As implicated above, the study of Wang and Schwarz (2009) also addressed the mechanism of Ca²⁺-mediated regulation of mitochondrial motility but their findings contrasted with those reported by MacAskill et al. (2009) . Here, the focus was mitochondrial movement in axons of primary cultures of hippocampal neurones. Wang and Schwarz (2009) found that at least when over-expressed, kinesin is present on all mitochondria. In the presence of Milton (the Drosophila homologue of TRAK), and Miro, kinesin became highly concentrated on mitochondria providing evidence that Milton (and presumably TRAKs) are required for the recruitment of kinesin to neuronal mitochondria. Similarly to MacAskill et al. (2009) , axonal mitochondrial transport was measured following expression of Miro1. Elevation of intracellular Ca²⁺ by calcimycin addition to neuronal cultures resulted in reduced bidirectional mitochondrial transport. This decreased mobility was not apparent following expression of Miro1 ΔEF. Under high Ca²⁺ conditions, there was no evidence for a release of kinesin from the mitochondria and, intriguingly, immunoprecipitations now revealed an association between kinesin (the motor domain) and Miro1. This protein–protein interaction was concomitant with an observed reduced binding of kinesin to microtubules. The interpretation of these findings by the authors is that in the absence of Ca²⁺, Milton/TRAKs are required to recruit kinesin to mitochondria for their transport. In the presence of elevated Ca²⁺ however, the motor domain of kinesin binds directly to Miro1 in preference to microtubules thus the motor becomes detached from the transporting network resulting in the arrest of mitochondrial movement.
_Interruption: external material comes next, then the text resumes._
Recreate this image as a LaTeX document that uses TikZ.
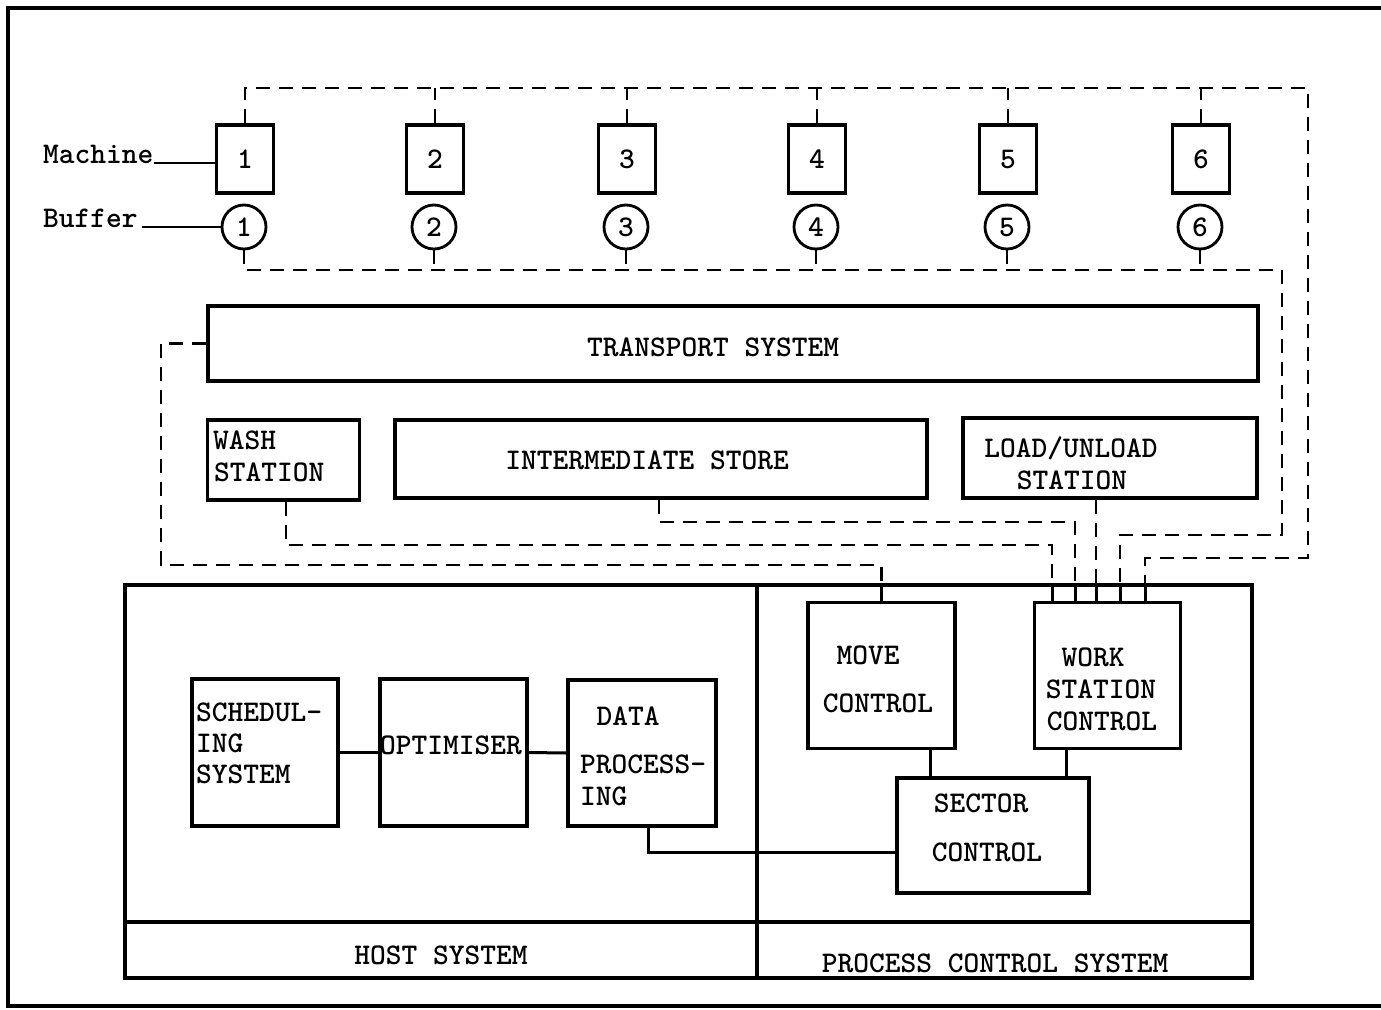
\documentclass[tikz,border=0pt]{standalone}
\begin{document}
\begin{tikzpicture}[x=1pt,y=-1pt,
  box/.style={draw,line width=3.3pt,inner sep=0pt,rectangle},
  buf/.style={draw,line width=2.8pt,circle,inner sep=0pt,minimum size=44pt,font=\fontsize{30}{32}\ttfamily\bfseries},
  mach/.style={box,minimum width=57pt,minimum height=68pt,font=\fontsize{30}{32}\ttfamily\bfseries},
  txt/.style={inner sep=0pt,font=\fontsize{30}{32}\ttfamily\bfseries},
  dl/.style={line width=2.9pt,dash pattern=on 14pt off 9pt},
  sl/.style={line width=3pt}]
\useasboundingbox (0,0) rectangle (1381,1009);
% outer frame (open on the right)
\draw[line width=3.4pt] (1381,8) -- (8,8) -- (8,1006) -- (1381,1006);

% machines and buffers
\foreach \i/\x in {1/245,2/435,3/627,4/817,5/1008,6/1201}{
  \node[mach] (m\i) at (\x,159) {\i};
  \node[buf] (b\i) at (\x-1,227) {\i};
}
\node[txt,anchor=base west] (tMach) at (43,163) {Machine};
\node[txt,anchor=base west] (tBuf) at (43,227) {Buffer};
\draw[line width=2.6pt] (tMach.base east) -- (m1.west |- tMach.base east);
\draw[line width=2.6pt] ([xshift=4pt]tBuf.base east) -- (b1.west);

% boxes
\node[box,minimum width=1050pt,minimum height=75pt] (tr) at (733,343.5) {};
\node[box,minimum width=152pt,minimum height=80pt] (wash) at (283.5,460) {};
\node[box,minimum width=532pt,minimum height=78pt] (is) at (661,459) {};
\node[box,minimum width=294pt,minimum height=80pt] (lu) at (1110,458) {};
\node[box,minimum width=632pt,minimum height=393pt] (host) at (441,781.5) {};
\node[box,minimum width=495pt,minimum height=393pt] (pcs) at (1004.5,781.5) {};
\node[box,minimum width=146pt,minimum height=147pt] (sched) at (265,752.5) {};
\node[box,minimum width=147pt,minimum height=147pt] (opt) at (453.5,752.5) {};
\node[box,minimum width=148pt,minimum height=146pt] (dp) at (642,753) {};
\node[box,minimum width=147pt,minimum height=146pt] (mc) at (881.5,675.5) {};
\node[box,minimum width=146pt,minimum height=146pt] (ws) at (1107.5,675.5) {};
\node[box,minimum width=192pt,minimum height=115pt] (sc) at (993,835.5) {};
\coordinate (foot) at (0,922);
\draw[line width=3.3pt] (host.west |- foot) -- (pcs.east |- foot);

% texts
\node[txt] (tTr) at (713,347) {TRANSPORT SYSTEM};
\node[txt,anchor=west] (tW1) at (213,440) {WASH};
\node[txt,anchor=west] (tW2) at (214,472) {STATION};
\node[txt] (tIs) at (647,460) {INTERMEDIATE STORE};
\node[txt] (tL1) at (1071,448) {LOAD/UNLOAD};
\node[txt] (tL2) at (1072,480) {STATION};
\node[txt,anchor=west] (tS1) at (196,712) {SCHEDUL-};
\node[txt,anchor=west] (tS2) at (196,743) {ING};
\node[txt,anchor=west] (tS3) at (196,774) {SYSTEM};
\node[txt] (tO) at (451,745) {OPTIMISER};
\node[txt] (tD1) at (628,716) {DATA};
\node[txt,anchor=west] (tD2) at (580,764) {PROCESS-};
\node[txt,anchor=west] (tD3) at (580,796) {ING};
\node[txt] (tM1) at (868,655) {MOVE};
\node[txt] (tM2) at (878,703) {CONTROL};
\node[txt] (tWs1) at (1093,657) {WORK};
\node[txt] (tWs2) at (1101,689) {STATION};
\node[txt] (tWs3) at (1102,721) {CONTROL};
\node[txt] (tSc1) at (981,803) {SECTOR};
\node[txt] (tSc2) at (987,852) {CONTROL};
\node[txt] (tH) at (441,955) {HOST SYSTEM};
\node[txt] (tP) at (995,963) {PROCESS CONTROL SYSTEM};

% solid connectors
\draw[sl] (sched.east) -- (opt.west);
\draw[sl] (opt.east) -- (dp.west);
\coordinate (dpc) at (648,852);
\draw[sl] (dpc |- dp.south) -- (dpc) -- (sc.west |- dpc);
\coordinate (mcx) at (930,0);
\coordinate (wsx) at (1066,0);
\draw[sl] (mcx |- mc.south) -- (mcx |- sc.north);
\draw[sl] (wsx |- ws.south) -- (wsx |- sc.north);

% work-station inputs
\coordinate (w1) at (1052,602);
\coordinate (w2) at (1075,602);
\coordinate (w3) at (1096,602);
\coordinate (w4) at (1120,602);
\coordinate (w5) at (1145,602);

% dashed network
\coordinate (topR) at (1308,88);
\coordinate (topRb) at (1308,558);
\coordinate (bufR) at (1282,270);
\coordinate (bufRb) at (1282,535);
\draw[dl] (m1.north) |- (topR) -- (topRb) -| (w5);
\foreach \i in {2,...,6}{\draw[dl] (m\i.north) -- (m\i.north |- topR);}
\draw[dl] (b1.south) |- (bufR) -- (bufRb) -| (w4);
\foreach \i in {2,...,6}{\draw[dl] (b\i.south) -- (b\i.south |- bufR);}
\draw[dl] (w3 |- lu.south) -- (w3);
\coordinate (isc) at (659,522);
\draw[dl] (isc |- is.south) -- (isc) -| (w2);
\coordinate (wac) at (286,545);
\draw[dl] (wac |- wash.south) -- (wac) -| (w1);
\coordinate (trc) at (161,565);
\draw[dl] (tr.west) -- (trc |- tr.west) -- (trc) -| (mc.north);
\foreach \c in {w1,w2,w3,w4,w5}{\draw[sl] (\c) -- ++(0,-18);}
\draw[sl] (mc.north) -- ++(0,-18);
\end{tikzpicture}
\end{document}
In summary, both papers and also a paper from Saotome et al. (2008) , are compatible in terms of Miro1 being a key player in mitochondrial transport and activity-dependent docking at synapses. However, the findings of the two groups result in the proposal of two disparate mechanisms by which this occurs. How can this be reconciled? The biochemical studies of MacAskill et al. (2009) focussed on in vitro interactions between Miro and kinesin heavy chains in the presence and absence of Ca²⁺ but, in the absence of Milton/TRAKs. Wang and Schwarz (2009) included Miro, kinesin heavy chain and Milton for co-immunoprecipitation assays from transfected cells, a limitation here being that the three proteins are over-expressed. Despite these caveats, it may be speculated however that Ca²⁺ may be important for the stabilization of the Miro, kinesin, Milton/TRAK) complex. In the presence of high Ca²⁺ and in the absence of Milton, the kinesin/Miro1 interaction is not stabile and it is dissociated from mitochondrial membranes. In the presence of Milton/TRAK, even in high Ca²⁺, kinesin remains associated with mitochondria but the mode of interaction is altered i.e. rather than interacting via the Milton/TRAK-Miro linkage, there is a switch such that the kinesin motor domain does not bind to microtubules but rather associates directly with Miro1. This suggests that both proposed mechanisms may operate; in the presence of Milton/TRAKs, regulation by Ca²⁺ may be a transient response whereas when Milton/TRAK is absent, the effect of high Ca²⁺ is more sustained due to dissociation from mitochondria. So a key question is what controls the formation of kinesin, Milton/TRAK complexes? Further, Wang and Schwarz (2009) found that manipulating Miro1 expression also had effects on retrograde mitochondrial transport implying that Miro1 associates with dynein. Saotome et al. (2008) reported that the effects of Miro are not limited to transport. They found that Miro plays a role in mitochondrial fusion–fission switching and Ca²⁺ signalling. There has been a surge of activity in this field due to proteins involved in mitochondrial transport being recently identified. Further advances that may in the long term impact on understanding the pathogenesis of neurodegenerative diseases in which defective trafficking is implicated are awaited with keen anticipation.

Work in the author’s laboratory is supported by the BBSRC (UK) and the Alzheimer’s Research Trust (UK).